■ What is required:
Go through the material below, count the lines with the word "chart", and reply with the count alone.

■ Given material:
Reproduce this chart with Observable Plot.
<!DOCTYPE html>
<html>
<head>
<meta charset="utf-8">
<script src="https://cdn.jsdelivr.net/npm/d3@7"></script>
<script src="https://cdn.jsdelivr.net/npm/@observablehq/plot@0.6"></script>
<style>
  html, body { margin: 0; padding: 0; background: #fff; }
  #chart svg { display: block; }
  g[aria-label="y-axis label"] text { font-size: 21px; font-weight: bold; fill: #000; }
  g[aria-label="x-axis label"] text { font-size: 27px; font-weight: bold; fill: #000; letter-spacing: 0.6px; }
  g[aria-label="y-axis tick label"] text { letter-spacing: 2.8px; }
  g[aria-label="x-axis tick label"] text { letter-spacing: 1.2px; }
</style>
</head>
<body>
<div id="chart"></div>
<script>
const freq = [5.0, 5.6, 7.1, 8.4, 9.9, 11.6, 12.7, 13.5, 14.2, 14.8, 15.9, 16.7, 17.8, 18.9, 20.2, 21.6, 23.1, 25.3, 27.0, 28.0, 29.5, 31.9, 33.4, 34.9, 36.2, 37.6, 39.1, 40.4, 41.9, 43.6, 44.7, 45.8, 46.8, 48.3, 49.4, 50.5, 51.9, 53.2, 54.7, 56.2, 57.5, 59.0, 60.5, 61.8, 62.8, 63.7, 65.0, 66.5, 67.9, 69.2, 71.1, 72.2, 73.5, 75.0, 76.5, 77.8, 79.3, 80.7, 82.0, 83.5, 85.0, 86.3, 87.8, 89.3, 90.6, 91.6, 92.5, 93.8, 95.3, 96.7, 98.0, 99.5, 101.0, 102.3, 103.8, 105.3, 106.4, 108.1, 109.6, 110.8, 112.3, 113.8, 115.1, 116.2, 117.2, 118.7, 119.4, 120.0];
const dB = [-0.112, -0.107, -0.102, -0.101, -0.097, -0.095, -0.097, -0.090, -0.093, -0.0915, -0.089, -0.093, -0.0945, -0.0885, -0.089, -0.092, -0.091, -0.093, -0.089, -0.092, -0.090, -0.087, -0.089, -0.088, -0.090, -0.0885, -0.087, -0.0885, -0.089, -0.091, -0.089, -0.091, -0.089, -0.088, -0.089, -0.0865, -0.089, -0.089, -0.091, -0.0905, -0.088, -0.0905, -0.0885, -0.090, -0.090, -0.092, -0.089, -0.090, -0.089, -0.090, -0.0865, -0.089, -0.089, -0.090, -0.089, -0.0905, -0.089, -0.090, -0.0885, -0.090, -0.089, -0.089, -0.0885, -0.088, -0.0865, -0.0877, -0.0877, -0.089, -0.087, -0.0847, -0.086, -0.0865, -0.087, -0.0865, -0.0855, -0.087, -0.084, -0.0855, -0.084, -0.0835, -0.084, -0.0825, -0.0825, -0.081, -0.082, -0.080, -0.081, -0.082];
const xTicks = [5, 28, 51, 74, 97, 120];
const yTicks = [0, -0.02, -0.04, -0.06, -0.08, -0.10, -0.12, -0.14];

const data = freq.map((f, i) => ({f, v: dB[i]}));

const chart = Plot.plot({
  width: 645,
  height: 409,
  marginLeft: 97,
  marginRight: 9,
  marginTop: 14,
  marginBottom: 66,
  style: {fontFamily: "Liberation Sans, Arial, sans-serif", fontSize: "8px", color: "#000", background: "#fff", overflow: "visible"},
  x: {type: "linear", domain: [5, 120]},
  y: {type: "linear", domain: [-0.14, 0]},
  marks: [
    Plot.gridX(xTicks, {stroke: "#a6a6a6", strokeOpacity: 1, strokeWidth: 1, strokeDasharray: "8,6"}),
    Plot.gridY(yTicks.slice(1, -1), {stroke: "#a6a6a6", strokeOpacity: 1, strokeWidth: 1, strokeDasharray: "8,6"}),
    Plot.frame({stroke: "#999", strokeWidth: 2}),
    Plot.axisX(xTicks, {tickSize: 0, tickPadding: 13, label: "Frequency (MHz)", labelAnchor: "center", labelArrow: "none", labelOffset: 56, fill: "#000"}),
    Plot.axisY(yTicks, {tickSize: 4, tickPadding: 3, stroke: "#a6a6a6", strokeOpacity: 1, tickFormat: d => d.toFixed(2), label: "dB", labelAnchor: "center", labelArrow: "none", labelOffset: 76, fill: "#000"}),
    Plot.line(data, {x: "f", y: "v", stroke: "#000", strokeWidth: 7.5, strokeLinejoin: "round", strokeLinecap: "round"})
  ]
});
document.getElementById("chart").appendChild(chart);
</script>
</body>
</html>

■ Result for this task:
5